SUPPLIED DATA start

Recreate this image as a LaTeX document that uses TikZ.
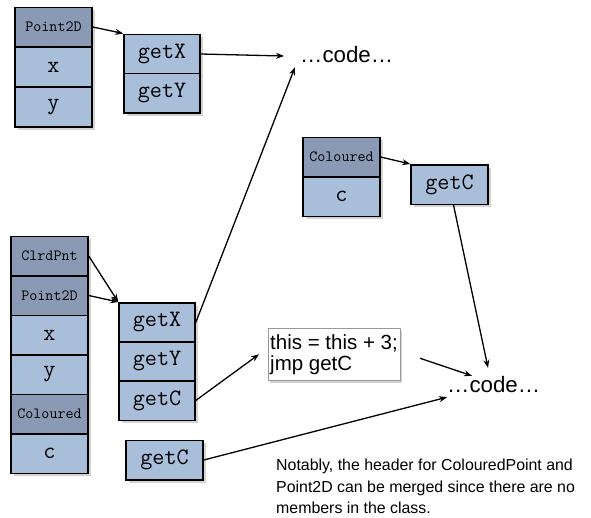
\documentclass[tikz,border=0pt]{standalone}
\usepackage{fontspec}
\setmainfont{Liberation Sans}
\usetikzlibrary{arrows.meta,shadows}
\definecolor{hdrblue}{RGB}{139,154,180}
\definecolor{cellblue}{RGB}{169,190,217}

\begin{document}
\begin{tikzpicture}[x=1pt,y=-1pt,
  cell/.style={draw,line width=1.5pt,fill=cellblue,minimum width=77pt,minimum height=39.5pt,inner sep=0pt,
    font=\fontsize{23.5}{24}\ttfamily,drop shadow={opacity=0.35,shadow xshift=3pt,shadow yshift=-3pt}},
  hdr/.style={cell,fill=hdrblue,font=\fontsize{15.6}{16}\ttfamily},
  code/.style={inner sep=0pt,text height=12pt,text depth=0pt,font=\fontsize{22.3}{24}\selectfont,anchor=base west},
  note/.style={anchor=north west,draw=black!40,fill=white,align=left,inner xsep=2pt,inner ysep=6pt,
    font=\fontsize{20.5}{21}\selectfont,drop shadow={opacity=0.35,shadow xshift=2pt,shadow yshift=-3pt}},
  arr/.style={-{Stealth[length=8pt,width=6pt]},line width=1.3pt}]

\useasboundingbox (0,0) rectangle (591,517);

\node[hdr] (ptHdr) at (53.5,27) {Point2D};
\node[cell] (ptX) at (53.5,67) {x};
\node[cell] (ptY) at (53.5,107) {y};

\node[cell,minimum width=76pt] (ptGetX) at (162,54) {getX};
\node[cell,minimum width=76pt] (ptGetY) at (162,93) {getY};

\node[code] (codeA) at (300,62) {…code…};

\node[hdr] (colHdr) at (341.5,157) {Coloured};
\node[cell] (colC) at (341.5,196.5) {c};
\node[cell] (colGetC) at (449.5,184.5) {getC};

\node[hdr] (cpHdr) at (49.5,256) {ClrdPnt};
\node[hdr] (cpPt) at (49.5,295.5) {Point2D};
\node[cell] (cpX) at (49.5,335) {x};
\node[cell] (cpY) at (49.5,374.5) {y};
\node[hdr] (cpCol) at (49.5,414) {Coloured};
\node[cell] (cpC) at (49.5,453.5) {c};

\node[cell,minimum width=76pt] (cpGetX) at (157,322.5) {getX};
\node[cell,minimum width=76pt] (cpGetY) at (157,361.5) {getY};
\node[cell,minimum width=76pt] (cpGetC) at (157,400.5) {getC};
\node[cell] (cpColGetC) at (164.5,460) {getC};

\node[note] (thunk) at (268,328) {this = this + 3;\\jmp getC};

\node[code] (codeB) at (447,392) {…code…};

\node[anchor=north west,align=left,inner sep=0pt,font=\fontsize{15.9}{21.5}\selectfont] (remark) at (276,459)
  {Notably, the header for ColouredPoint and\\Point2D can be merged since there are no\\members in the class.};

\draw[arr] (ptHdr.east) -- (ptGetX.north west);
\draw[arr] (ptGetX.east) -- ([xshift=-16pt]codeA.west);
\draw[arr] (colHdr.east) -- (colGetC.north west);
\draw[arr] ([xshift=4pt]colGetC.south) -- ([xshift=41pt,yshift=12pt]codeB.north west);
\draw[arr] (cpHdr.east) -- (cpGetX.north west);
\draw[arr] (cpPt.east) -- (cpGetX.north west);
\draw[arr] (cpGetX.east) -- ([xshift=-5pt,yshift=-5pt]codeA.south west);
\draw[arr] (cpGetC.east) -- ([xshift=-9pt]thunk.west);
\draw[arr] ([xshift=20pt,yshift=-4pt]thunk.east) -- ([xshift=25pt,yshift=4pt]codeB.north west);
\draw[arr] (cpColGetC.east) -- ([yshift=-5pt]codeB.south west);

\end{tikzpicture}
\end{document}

SUPPLIED DATA end

| GIVEN TASK |
Copy every line of the data exactly as written, excluding the pictures.

| COMPLETE OUTPUT |
Recreate this image as a LaTeX document that uses TikZ.
\documentclass[tikz,border=0pt]{standalone}
\usepackage{fontspec}
\setmainfont{Liberation Sans}
\usetikzlibrary{arrows.meta,shadows}
\definecolor{hdrblue}{RGB}{139,154,180}
\definecolor{cellblue}{RGB}{169,190,217}

\begin{document}
\begin{tikzpicture}[x=1pt,y=-1pt,
  cell/.style={draw,line width=1.5pt,fill=cellblue,minimum width=77pt,minimum height=39.5pt,inner sep=0pt,
    font=\fontsize{23.5}{24}\ttfamily,drop shadow={opacity=0.35,shadow xshift=3pt,shadow yshift=-3pt}},
  hdr/.style={cell,fill=hdrblue,font=\fontsize{15.6}{16}\ttfamily},
  code/.style={inner sep=0pt,text height=12pt,text depth=0pt,font=\fontsize{22.3}{24}\selectfont,anchor=base west},
  note/.style={anchor=north west,draw=black!40,fill=white,align=left,inner xsep=2pt,inner ysep=6pt,
    font=\fontsize{20.5}{21}\selectfont,drop shadow={opacity=0.35,shadow xshift=2pt,shadow yshift=-3pt}},
  arr/.style={-{Stealth[length=8pt,width=6pt]},line width=1.3pt}]

\useasboundingbox (0,0) rectangle (591,517);

\node[hdr] (ptHdr) at (53.5,27) {Point2D};
\node[cell] (ptX) at (53.5,67) {x};
\node[cell] (ptY) at (53.5,107) {y};

\node[cell,minimum width=76pt] (ptGetX) at (162,54) {getX};
\node[cell,minimum width=76pt] (ptGetY) at (162,93) {getY};

\node[code] (codeA) at (300,62) {…code…};

\node[hdr] (colHdr) at (341.5,157) {Coloured};
\node[cell] (colC) at (341.5,196.5) {c};
\node[cell] (colGetC) at (449.5,184.5) {getC};

\node[hdr] (cpHdr) at (49.5,256) {ClrdPnt};
\node[hdr] (cpPt) at (49.5,295.5) {Point2D};
\node[cell] (cpX) at (49.5,335) {x};
\node[cell] (cpY) at (49.5,374.5) {y};
\node[hdr] (cpCol) at (49.5,414) {Coloured};
\node[cell] (cpC) at (49.5,453.5) {c};

\node[cell,minimum width=76pt] (cpGetX) at (157,322.5) {getX};
\node[cell,minimum width=76pt] (cpGetY) at (157,361.5) {getY};
\node[cell,minimum width=76pt] (cpGetC) at (157,400.5) {getC};
\node[cell] (cpColGetC) at (164.5,460) {getC};

\node[note] (thunk) at (268,328) {this = this + 3;\\jmp getC};

\node[code] (codeB) at (447,392) {…code…};

\node[anchor=north west,align=left,inner sep=0pt,font=\fontsize{15.9}{21.5}\selectfont] (remark) at (276,459)
  {Notably, the header for ColouredPoint and\\Point2D can be merged since there are no\\members in the class.};

\draw[arr] (ptHdr.east) -- (ptGetX.north west);
\draw[arr] (ptGetX.east) -- ([xshift=-16pt]codeA.west);
\draw[arr] (colHdr.east) -- (colGetC.north west);
\draw[arr] ([xshift=4pt]colGetC.south) -- ([xshift=41pt,yshift=12pt]codeB.north west);
\draw[arr] (cpHdr.east) -- (cpGetX.north west);
\draw[arr] (cpPt.east) -- (cpGetX.north west);
\draw[arr] (cpGetX.east) -- ([xshift=-5pt,yshift=-5pt]codeA.south west);
\draw[arr] (cpGetC.east) -- ([xshift=-9pt]thunk.west);
\draw[arr] ([xshift=20pt,yshift=-4pt]thunk.east) -- ([xshift=25pt,yshift=4pt]codeB.north west);
\draw[arr] (cpColGetC.east) -- ([yshift=-5pt]codeB.south west);

\end{tikzpicture}
\end{document}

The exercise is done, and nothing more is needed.